Instead of treating security testing as a simple annual checkbox exercise, pentest as a service shifts it into an always-on, accessible workflow. It gives your team a dedicated platform where tests are launched faster, findings are shared in real time, and remediations can be tracked and validated, all without losing the quality of manual testing.

What is Penetration Testing as a Service (PTaaS)?

Penetration Testing as a Service, or PTaaS, is an innovative delivery model that puts the entire pen testing lifecycle into a dedicated online platform. From scoping and kickoff to findings and retesting, everything happens in one place on demand, with full real-time visibility.

What makes PTaaS different isn’t the pentest itself. The core remains the same: skilled ethical hackers simulate real-world attacks to find vulnerabilities in your systems, applications, and infrastructure to improve your organization’s current security posture.
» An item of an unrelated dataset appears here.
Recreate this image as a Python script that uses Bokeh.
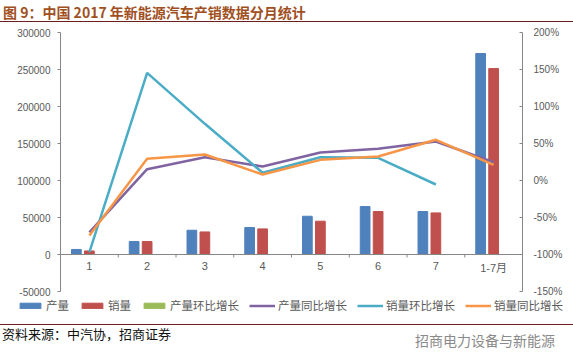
import numpy as np
from bokeh.plotting import figure
from bokeh.models import (Range1d, LinearAxis, FixedTicker, NumeralTickFormatter,
                          Legend, LegendItem, Div, ColumnDataSource, Span)
from bokeh.transform import dodge
from bokeh.embed import file_html
from bokeh.resources import INLINE

# ---------------- data ----------------
categories = ["1", "2", "3", "4", "5", "6", "7", "1-7月"]
production = [6800, 17600, 32800, 36500, 51700, 64800, 58100, 271600]      # 产量
sales = [4800, 17600, 30500, 34600, 45000, 58100, 56200, 251300]           # 销量
prod_mom = [-0.95, 1.59, 0.86, 0.11, 0.42, 0.25, -0.10, np.nan]            # 产量环比增长
prod_yoy = [-0.70, 0.153, 0.315, 0.189, 0.378, 0.428, 0.527, 0.247]        # 产量同比增长
sales_mom = [-0.969, 1.455, 0.766, 0.104, 0.315, 0.306, -0.054, np.nan]    # 销量环比增长
sales_yoy = [-0.743, 0.293, 0.351, 0.081, 0.279, 0.324, 0.550, 0.212]      # 销量同比增长
left_ticks = [-50000, 0, 50000, 100000, 150000, 200000, 250000, 300000]
right_ticks = [-1.5, -1.0, -0.5, 0.0, 0.5, 1.0, 1.5, 2.0]
series_names = ["产量", "销量", "产量环比增长", "产量同比增长", "销量环比增长", "销量同比增长"]

title_text = "图 9：中国 2017 年新能源汽车产销数据分月统计"
source_text = "资料来源：中汽协，招商证券"
mark_text = "招商电力设备与新能源"

# ---------------- styles ----------------
W = 573
axis_col = "#868686"
lab_col = "#595959"
num_font = "Liberation Sans"
c_prod, c_sales, c_pmom = "#4F81BD", "#C0504D", "#9BBB59"
c_pyoy, c_smom, c_syoy = "#8064A2", "#4BACC6", "#F79646"
lw = 2.5
bw = 0.168
off = 0.225

# ---------------- main figure ----------------
n = len(categories)
xs = [i + 0.5 for i in range(n)]
bounds = [float(i) for i in range(n + 1)]

src = ColumnDataSource(dict(x=xs, cat=categories, zero=[0] * n, prod=production, sales=sales,
                            pmom=prod_mom, pyoy=prod_yoy, smom=sales_mom, syoy=sales_yoy))

p = figure(width=W, height=279, output_backend="svg", toolbar_location=None,
           x_range=Range1d(0, n), y_range=Range1d(left_ticks[0], left_ticks[-1]),
           min_border_left=60, min_border_right=51, min_border_top=8, min_border_bottom=12,
           x_axis_type=None, y_axis_type=None)
p.extra_y_ranges = {"pct": Range1d(right_ticks[0], right_ticks[-1])}
p.outline_line_color = None
p.background_fill_color = "white"
p.border_fill_color = "white"

yl = LinearAxis(ticker=FixedTicker(ticks=left_ticks), formatter=NumeralTickFormatter(format="0"))
yl.axis_line_color = axis_col
yl.major_tick_line_color = axis_col
yl.major_tick_out = 3
yl.major_tick_in = 0
yl.minor_tick_line_color = None
yl.major_label_text_font = num_font
yl.major_label_text_font_size = "10px"
yl.major_label_text_color = lab_col
yl.major_label_standoff = 7
p.add_layout(yl, "left")

yr = LinearAxis(y_range_name="pct", ticker=FixedTicker(ticks=right_ticks),
                formatter=NumeralTickFormatter(format="0%"))
yr.axis_line_color = axis_col
yr.major_tick_line_color = axis_col
yr.major_tick_out = 0
yr.major_tick_in = 3
yr.minor_tick_line_color = None
yr.major_label_text_font = num_font
yr.major_label_text_font_size = "10px"
yr.major_label_text_color = lab_col
yr.major_label_standoff = 11
p.add_layout(yr, "right")

# category axis at the zero line
p.add_layout(Span(location=0, dimension="width", line_color=axis_col, line_width=1))
tick_len = 4000
p.segment(x0=bounds, y0=[0] * len(bounds), x1=bounds, y1=[-tick_len] * len(bounds),
          line_color=axis_col, line_width=1)
p.text(x="x", y="zero", text="cat", source=src, y_offset=7, text_align="center",
       text_baseline="top", text_font_size="11px", text_color=lab_col,
       text_font={"value": "Liberation Sans, Noto Sans CJK SC"})

p.vbar(x=dodge("x", -off), top="prod", bottom=0, width=bw, source=src, color=c_prod)
p.vbar(x=dodge("x", 0.0), top="sales", bottom=0, width=bw, source=src, color=c_sales)
p.vbar(x=dodge("x", off), top="pmom", bottom=0, width=bw, source=src, color=c_pmom)
p.line("x", "pyoy", source=src, y_range_name="pct", line_color=c_pyoy, line_width=lw)
p.line("x", "smom", source=src, y_range_name="pct", line_color=c_smom, line_width=lw)
p.line("x", "syoy", source=src, y_range_name="pct", line_color=c_syoy, line_width=lw)

# ---------------- legend strip (same series, plotted out of view) ----------------
lg = figure(width=W, height=18, output_backend="svg", toolbar_location=None,
            x_range=Range1d(-2, -1), y_range=Range1d(0, 1),
            min_border_left=0, min_border_right=0, min_border_top=0, min_border_bottom=0,
            x_axis_type=None, y_axis_type=None, margin=(-6, 0, 0, 0))
lg.outline_line_color = None
lg.xgrid.visible = False
lg.ygrid.visible = False
lg.background_fill_alpha = 0
lg.border_fill_alpha = 0
rl = [
    lg.vbar(x=dodge("x", -off), top="prod", width=bw, source=src, color=c_prod),
    lg.vbar(x=dodge("x", 0.0), top="sales", width=bw, source=src, color=c_sales),
    lg.vbar(x=dodge("x", off), top="pmom", width=bw, source=src, color=c_pmom),
    lg.line(x="x", y="pyoy", source=src, line_color=c_pyoy, line_width=lw),
    lg.line(x="x", y="smom", source=src, line_color=c_smom, line_width=lw),
    lg.line(x="x", y="syoy", source=src, line_color=c_syoy, line_width=lw),
]
legend = Legend(items=[LegendItem(label=nm, renderers=[r]) for nm, r in zip(series_names, rl)],
                orientation="horizontal", location=(17, 2))
legend.border_line_color = None
legend.background_fill_alpha = 0
legend.padding = 0
legend.margin = 0
legend.spacing = 10
legend.glyph_width = 26
legend.glyph_height = 7
legend.label_height = 14
legend.label_standoff = 3
legend.label_text_font = "Noto Sans CJK SC"
legend.label_text_font_size = "11.5px"
legend.label_text_color = lab_col
lg.add_layout(legend)

# ---------------- header / footer ----------------
header = Div(text=(
    '<div style="width:%dpx;height:24px;position:relative;">'
    '<div style="position:absolute;left:3px;top:4px;font-family:\'Noto Sans CJK SC\';font-weight:bold;'
    'font-size:14px;line-height:16px;color:#A0501E;white-space:nowrap;">%s</div>'
    '<div style="position:absolute;left:0;top:21px;width:%dpx;border-top:1.5px solid #6E1E1E;"></div>'
    '</div>') % (W, title_text, W), width=W, height=24, margin=(0, 0, 0, 0))

footer = Div(text=(
    '<div style="width:%dpx;height:49px;position:relative;">'
    '<div style="position:absolute;left:0;top:9px;width:%dpx;border-top:1.5px solid #6E1E1E;"></div>'
    '<div style="position:absolute;left:2px;top:11px;font-family:\'Noto Sans CJK SC\';font-size:13px;'
    'line-height:16px;color:#111;white-space:nowrap;">%s</div>'
    '<div style="position:absolute;left:415px;top:16px;font-family:\'Noto Sans CJK SC\';font-size:14px;'
    'line-height:18px;color:#8a8a8a;white-space:nowrap;">%s</div>'
    '</div>') % (W, W, source_text, mark_text), width=W, height=49, margin=(0, 0, 0, 0))

open("out.html", "w").write(file_html([header, p, lg, footer], INLINE))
The difference is how that penetration testing assessment is managed, delivered, and tightly integrated into your workflow and software development lifecycle.

In a traditional setup, a pentest is scheduled in advance, run over a fixed window, followed by a static PDF report delivered several days or weeks later. Communication tends to happen over email or video calls, and any follow-ups, like retesting, require additional out-of-band coordination.

With PTaaS, everything runs smoothly through a SaaS-like portal. You can launch tests quickly, interact with testers in real time, view results as they’re discovered, and track remediation progress without breaking away from your existing tools or workflows. Instead of waiting for the final report, your team can fix high-priority issues immediately, often before the test is even complete.

PTaaS turns pentesting from a one-time audit into an ongoing process that keeps up with how your team builds, ships, and secures software.

Pentest as a Service 101: How it works

Pentest as a Service (PTaaS) replaces the outdated, one-off testing model with a faster, more transparent process that’s easier to manage and more aligned with how security and development teams work today.

At its core, PTaaS brings together the following key elements:

1. Manual penetration testing delivered by security experts

This is where real value comes in. Skilled penetration testers dig into your systems and applications using the same techniques real attackers would. They identify flaws, chain vulnerabilities together for greater impact, probe for business logic issues, and exploit weaknesses that automation may often miss, like broken access controls, IDORs, or privilege escalation paths.

The main difference between penetration testing as a service and traditional penetration testing is visibility and transparency. You’re not waiting days or weeks to hear what they found. Testers log issues into the platform as they go, so your team can start fixing them immediately. That means no surprises at the end of the engagement and no last-minute rush to patch things up before a deadline.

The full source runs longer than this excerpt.